If the least area of triangle formed by tangent,normal at any point P on the curve `y = f(x)` and X-axis is 4 sq. unit. Then the ordinate of the point P (P lies in first quadrant) is

To solve the problem, we need to find the ordinate (y-coordinate) of the point P on the curve \( y = f(x) \) such that the least area of the triangle formed by the tangent, normal at point P, and the X-axis is 4 square units. ### Step-by-Step Solution: 1. **Understanding the Triangle Formation**: - At point \( P(x, y) \) on the curve \( y = f(x) \), we draw the tangent and normal lines. - The triangle formed by these lines and the X-axis will have its vertices at points \( P \), where the tangent intersects the X-axis (let's call this point \( A \)), and where the normal intersects the X-axis (let's call this point \( B \)). 2. **Area of the Triangle**: - The area \( A \) of triangle \( APB \) can be expressed as: \[ A = \frac{1}{2} \times \text{base} \times \text{height} \] - The base of the triangle is the distance between points \( A \) and \( B \) on the X-axis, and the height is the ordinate \( y \) of point \( P \). 3. **Finding the Lengths**: - The tangent line at point \( P(x, y) \) has a slope of \( f'(x) \), and the equation of the tangent line is: \[ y - f(x) = f'(x)(x - x_0) \] - The normal line has a slope of \( -\frac{1}{f'(x)} \) and its equation is: \[ y - f(x) = -\frac{1}{f'(x)}(x - x_0) \] 4. **Calculating the Area**: - The area can be expressed in terms of \( y \) and the angles formed by the tangent and normal lines.
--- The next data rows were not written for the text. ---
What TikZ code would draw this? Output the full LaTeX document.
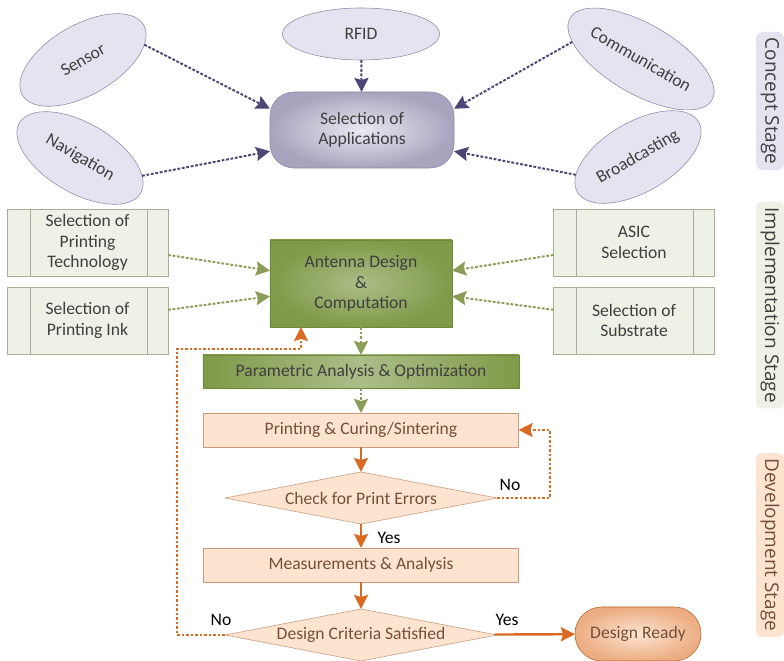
\documentclass[tikz,border=0pt]{standalone}
\usepackage{fontspec}
\setmainfont{Carlito}
\newfontfamily\stagefont{Open Sans}
\usetikzlibrary{shapes.geometric,arrows.meta}
\definecolor{lilac}{HTML}{E6E3F0}
\definecolor{lilacline}{HTML}{8E89A8}
\definecolor{plum}{HTML}{4E4577}
\definecolor{sage}{HTML}{EEF1E6}
\definecolor{sageline}{HTML}{A7B096}
\definecolor{moss}{HTML}{8A9C57}
\definecolor{olive}{HTML}{7F9A48}
\definecolor{oliveline}{HTML}{6F8A3C}
\definecolor{peach}{HTML}{FCE4D1}
\definecolor{peachline}{HTML}{C99A7C}
\definecolor{rust}{HTML}{D96A22}
\definecolor{brownish}{HTML}{74503A}
\definecolor{textgray}{HTML}{3F3F3F}

\begin{document}
\begin{tikzpicture}[x=0.025cm,y=-0.025cm]
\tikzset{
  txt/.style={font=\fontsize{12.5}{14.5}\selectfont, text=textgray, align=center, inner sep=1pt, outer sep=0pt},
  app/.style={txt, draw=lilacline, fill=lilac, ellipse, minimum width=3.5cm, minimum height=1.75cm},
  choice/.style={txt, draw=sageline, fill=sage, minimum width=4.025cm, minimum height=1.675cm,
    path picture={
      \draw[sageline] ([xshift=5.75mm]path picture bounding box.north west) -- ([xshift=5.75mm]path picture bounding box.south west);
      \draw[sageline] ([xshift=-5.25mm]path picture bounding box.north east) -- ([xshift=-5.25mm]path picture bounding box.south east);}},
  work/.style={txt, draw=peachline, fill=peach, text=brownish, minimum width=7.875cm, minimum height=0.85cm},
  check/.style={txt, draw=peachline, fill=peach, text=brownish, diamond, aspect=5.2, minimum width=6.8cm, minimum height=1.3cm},
  stage/.style={font=\stagefont\fontsize{13.5}{15}\selectfont, rotate=-90, rounded corners=4pt, inner xsep=4pt, minimum height=0.575cm},
  lbl/.style={font=\fontsize{12.5}{14}\selectfont, inner sep=1pt},
  purplearrow/.style={plum, line width=1.4pt, dash pattern=on 2pt off 1.2pt, -{Stealth[length=10pt,width=10pt,inset=1.5pt]}},
  greenarrow/.style={moss, line width=1.4pt, dash pattern=on 2pt off 1.2pt, -{Stealth[length=10pt,width=10pt,inset=1.5pt]}},
  orangearrow/.style={rust, line width=1.7pt, -{Stealth[length=10pt,width=10pt,inset=1.5pt]}},
  loop/.style={rust, line width=1.4pt, dash pattern=on 2pt off 1.2pt, -{Stealth[length=10pt,width=10pt,inset=1.5pt]}}
}
\useasboundingbox (0,0) rectangle (784,661);
\node[app, rotate=30] (sensor) at (83,60) {Sensor};
\node[app, rotate=-30] (nav) at (80,158) {Navigation};
\node[app, minimum width=3.925cm, minimum height=1.3cm] (rfid) at (361,34) {RFID};
\node[app, rotate=-30] (comm) at (641,59) {Communication};
\node[app, rotate=30] (broad) at (638,157) {Broadcasting};
\node[txt, draw=lilacline, rounded corners=0.6cm, inner color=lilac!80!white, outer color=lilacline!70!lilac, minimum width=4.6cm, minimum height=1.9cm] (sel) at (362,130) {Selection of\\Applications};
\draw[purplearrow] (sensor.-16) -- (sel.167);
\draw[purplearrow] (nav.14) -- (sel.193);
\draw[purplearrow] (rfid) -- (sel);
\draw[purplearrow] (comm.196) -- (sel.13);
\draw[purplearrow] (broad.166) -- (sel.347);
\node[choice] (tech) at (87.5,242.5) {Selection of\\Printing\\Technology};
\node[choice] (ink) at (87.5,320.5) {Selection of\\Printing Ink};
\node[choice] (asic) at (634,242.5) {ASIC\\Selection};
\node[choice] (subs) at (634,320.5) {Selection of\\Substrate};
\node[txt, draw=oliveline, inner color=olive!65!white, outer color=olive, minimum width=4.55cm, minimum height=2.175cm] (ant) at (361,283.5) {Antenna Design\\\&\\Computation};
\node[txt, draw=oliveline, left color=olive, right color=olive, middle color=olive!65!white, minimum width=7.9cm, minimum height=0.825cm] (param) at (361,371.5) {Parametric Analysis \& Optimization};
\draw[greenarrow] (tech) -- (ant.172);
\draw[greenarrow] (ink) -- (ant.188);
\draw[greenarrow] (asic) -- (ant.8);
\draw[greenarrow] (subs) -- (ant.352);
\draw[greenarrow] (ant) -- (param);
\node[work] (print) at (361,430) {Printing \& Curing/Sintering};
\node[check] (errs) at (361,498) {Check for Print Errors};
\node[work] (meas) at (361,565) {Measurements \& Analysis};
\node[check] (crit) at (361,635) {Design Criteria Satisfied};
\node[txt, draw=rust!70!brownish, text=brownish, rounded corners=0.67cm, inner color=peach, outer color=rust!45!peach, minimum width=3.15cm, minimum height=1.35cm] (ready) at (638,634) {Design Ready};
\draw[greenarrow] (param) -- (print);
\draw[orangearrow] (print) -- (errs);
\draw[orangearrow] (errs) -- (meas);
\draw[orangearrow] (meas) -- (crit);
\draw[orangearrow] (crit) -- (ready);
\coordinate (redo) at (550,430);
\coordinate (back) at (177,349);
\draw[loop] (errs.east) -| (redo) -- (print.east);
\draw[loop] (crit.west) -| (back) -| ([xshift=-1.5cm]ant.south);
\node[lbl] (no1) at (510,485) {No};
\node[lbl] (yes1) at (389,538) {Yes};
\node[lbl] (no2) at (221,620) {No};
\node[lbl] (yes2) at (507,620) {Yes};
\node[stage, fill=lilac, text=textgray] (concept) at (770,101) {Concept Stage};
\node[stage, fill=sage, text=textgray] (impl) at (770,305) {Implementation Stage};
\node[stage, fill=peach, text=brownish] (devel) at (770,545) {Development Stage};
\end{tikzpicture}
\end{document}
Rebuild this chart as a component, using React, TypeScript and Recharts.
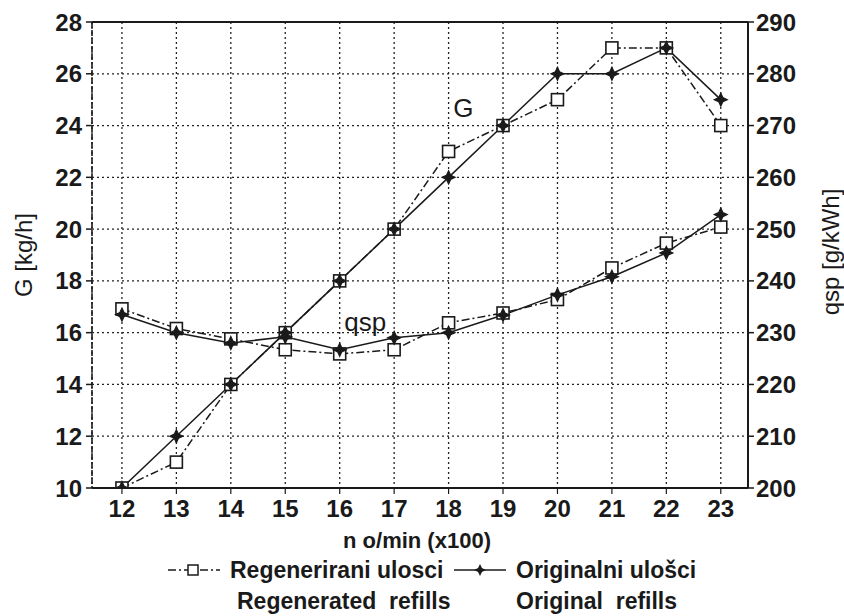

The area \( A \) can be simplified to: \[ A = \frac{1}{2} y^2 (\tan \theta + \cot \theta) \] - We need to minimize this area. 5. **Using Inequalities**: - By applying the AM-GM inequality: \[ \tan \theta + \cot \theta \geq 2 \] - Hence, the minimum value of \( \tan \theta + \cot \theta \) is 2. 6. **Finding Minimum Area**: - Substituting this back into the area formula gives: \[ A_{\text{min}} = \frac{1}{2} y^2 \cdot 2 = y^2 \] - We are given that the least area is 4 square units, so: \[ y^2 = 4 \] - Thus, \( y = \pm 2 \). 7. **Considering the First Quadrant**: - Since point \( P \) lies in the first quadrant, we take the positive value: \[ y = 2 \] ### Conclusion: The ordinate of the point \( P \) is \( 2 \).